POST also adopted this policy as the statutorily-required education and training curriculum and uses it to train police officers, supervisory personnel, and prosecutors on appropriate responses to family violence incidents (CGS 46b-38b). It meets statutory criteria by covering:

1. the nature, extent, and causes of family violence;

2. police officers' duties to enforce criminal laws and protect and help victims;

3. parties' legal rights and remedies;

4. techniques for reducing the risk of police officer injuries and promoting victim safety; and

5. available services and facilities for both parties (CGS 46b-38b).

POST's curriculum is a model for departments that handle training in-house, but they are not mandated to use it.

task force's model policy and training curricula

In 2011, the legislature responded to continuing concerns that family violence laws were not being enforced uniformly by creating a task force to, among other things, study existing practices and develop a policy for officers to follow in all cases involving family violence or related protective order violations. In addition to provisions addressing changes in Judicial Branch procedures, which are not addressed here, the model policy calls for improvements in police education and training. (Existing law requires all basic or review training programs to provide at least two hours of training on domestic violence-related topics (CGS 7-294g)).

Education and Training Curricula

One of the model policy's key components is intended to ensure that the laws are uniformly enforced throughout the state. It requires the State Police and POST to jointly develop two curricula, by December 2012, one for training police officers and the other for training instructors.

Enhanced Training on the Use of Self Defense. The task force policy requires police training classes and course material to be expanded to cover in greater detail the circumstances under which a victim is justified in using physical force against an attacker. This change is intended to lower the state's dual arrest rate, which is reportedly one of the highest in the nation. (A dual arrest occurs when both participants in an altercation are charged with family violence crimes.)

Additional Training

The model policy requires police chiefs to continually train supervisors on changes in law and department procedures. In addition, all police officers must attend training classes every year to, among other things, learn about statutory and model policy changes. Participants must be asked to give instructors feedback on the training's effectiveness.

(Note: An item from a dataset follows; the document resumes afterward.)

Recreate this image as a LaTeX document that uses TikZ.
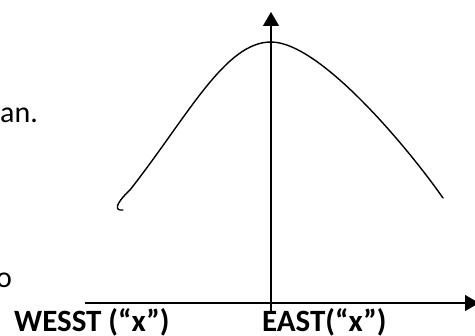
\documentclass[tikz,border=0pt]{standalone}
\usepackage{fontspec}
\setmainfont{Carlito}
\usetikzlibrary{arrows.meta}

\begin{document}
\begin{tikzpicture}[x=1pt,y=1pt,
  axis/.style={line width=1.4pt,-{Triangle[width=16pt,length=14pt]}},
  bell/.style={line width=1.4pt,line cap=round,line join=round},
  txt/.style={inner sep=0pt,anchor=base west,font=\fontsize{30}{36}\selectfont},
  lbl/.style={txt,font=\fontsize{31}{36}\selectfont\bfseries}]
\useasboundingbox (0,0) rectangle (475,336);
% axes
\coordinate (ybot) at (271,23);
\coordinate (ytop) at (271,324);
\coordinate (xleft) at (85,33);
\coordinate (xright) at (479,33);
\draw[axis] (ybot) -- (ytop);
\draw[axis] (xleft) -- (xright);
% curve
\coordinate (hook) at (123,126);
\coordinate (peak) at (271,294);
\coordinate (rend) at (443,138);
\draw[bell] (hook) .. controls (115,125) and (114,131) .. (130,146)
  .. controls (188,220) and (225,294) .. (peak)
  .. controls (320,294) and (408,188) .. (rend);
% texts
\node[txt] (an) at (0,213) {an.};
\node[txt] (o) at (-4,48) {o};
\node[lbl] (west) at (14,4) {WESST (“x”)};
\node[lbl] (east) at (262,4) {EAST(“x”)};
\end{tikzpicture}
\end{document}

Recommendations for Further Study

The task force also submitted a report along with its model policy proposal in which it recommended further study on the need for establishing procedures for:

1. ensuring that protective order laws are enforced consistently,

2. handling family violence incidents involving police officers,

3. accompanying the accused when he or she returns to the victim's residence to retrieve personal belongings, and

4. responding to incidents involving more than one law enforcement agency's jurisdiction.

Other areas the report identified as deserving further study were (1) setting weapon seizure protocols, (2) designating family violence liaisons in each precinct, (3) requiring more training, and (4) requiring incident reports to contain more dual arrest information.

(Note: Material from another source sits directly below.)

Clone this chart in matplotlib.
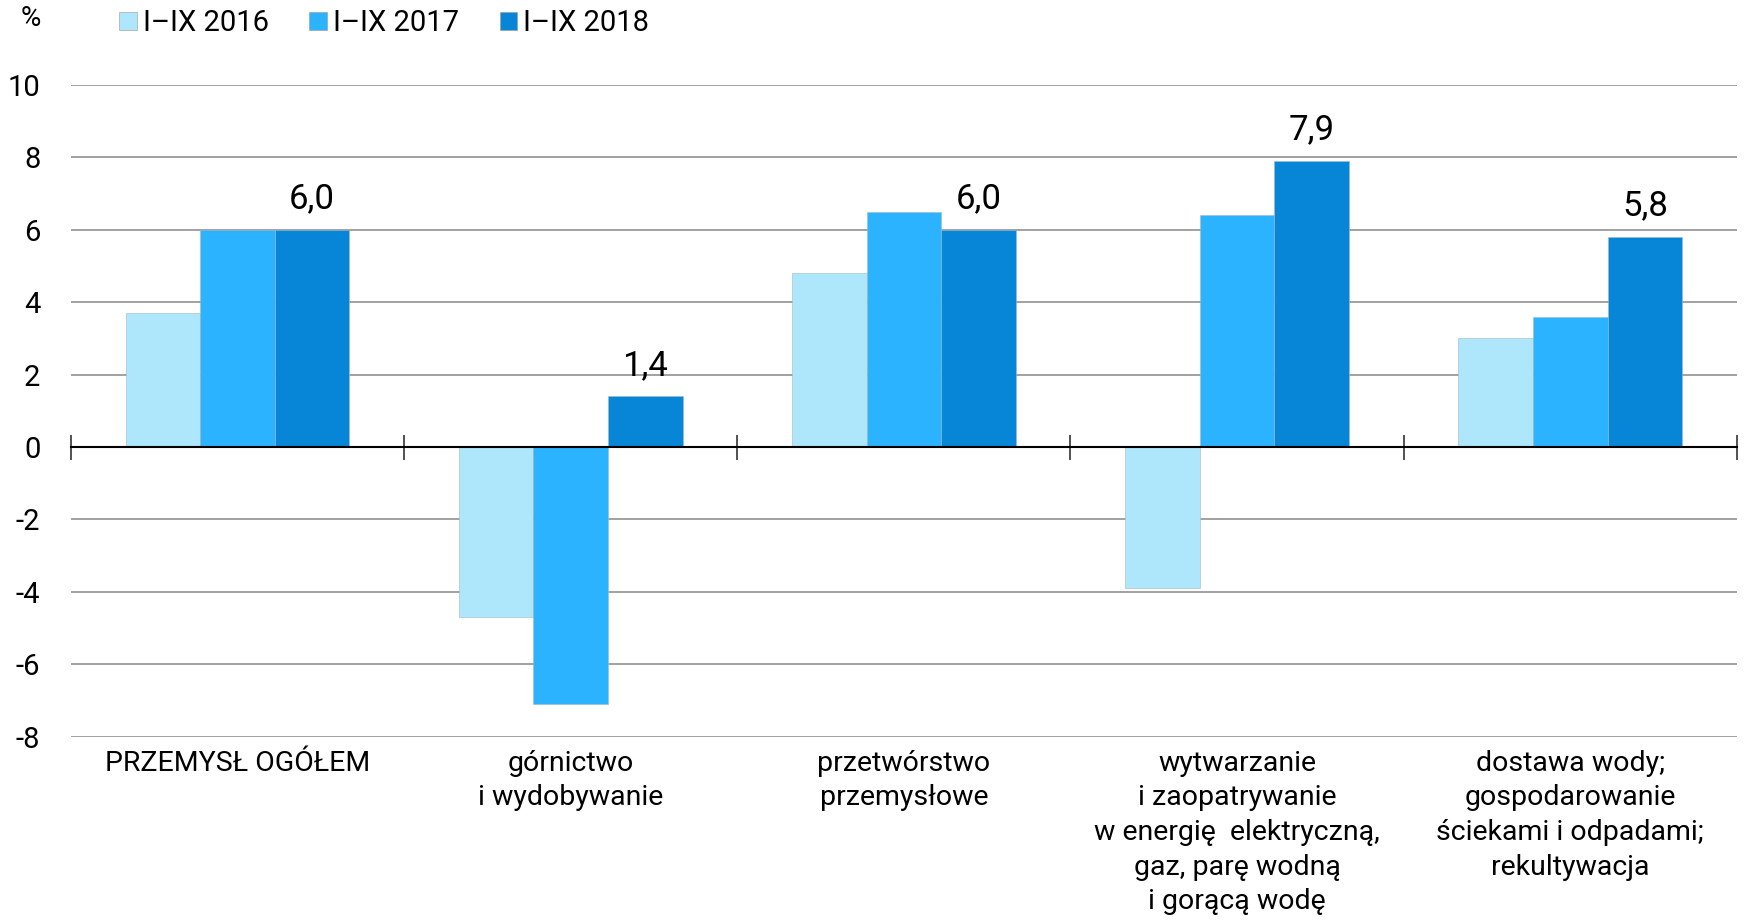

Public Act 12-114 established the Family Violence Model Policy Governing Council and places the topics recommended by the task force within the council's statutory charge. Under the act, the council must:

1. evaluate policies and procedures law enforcement agencies use when responding to family violence incidents and violations of restraining and protective orders,

2. review and update the statewide family violence law enforcement policy, and

3. evaluate the accuracy of family violence-related data DESPP and Judicial Branch gather and maintain.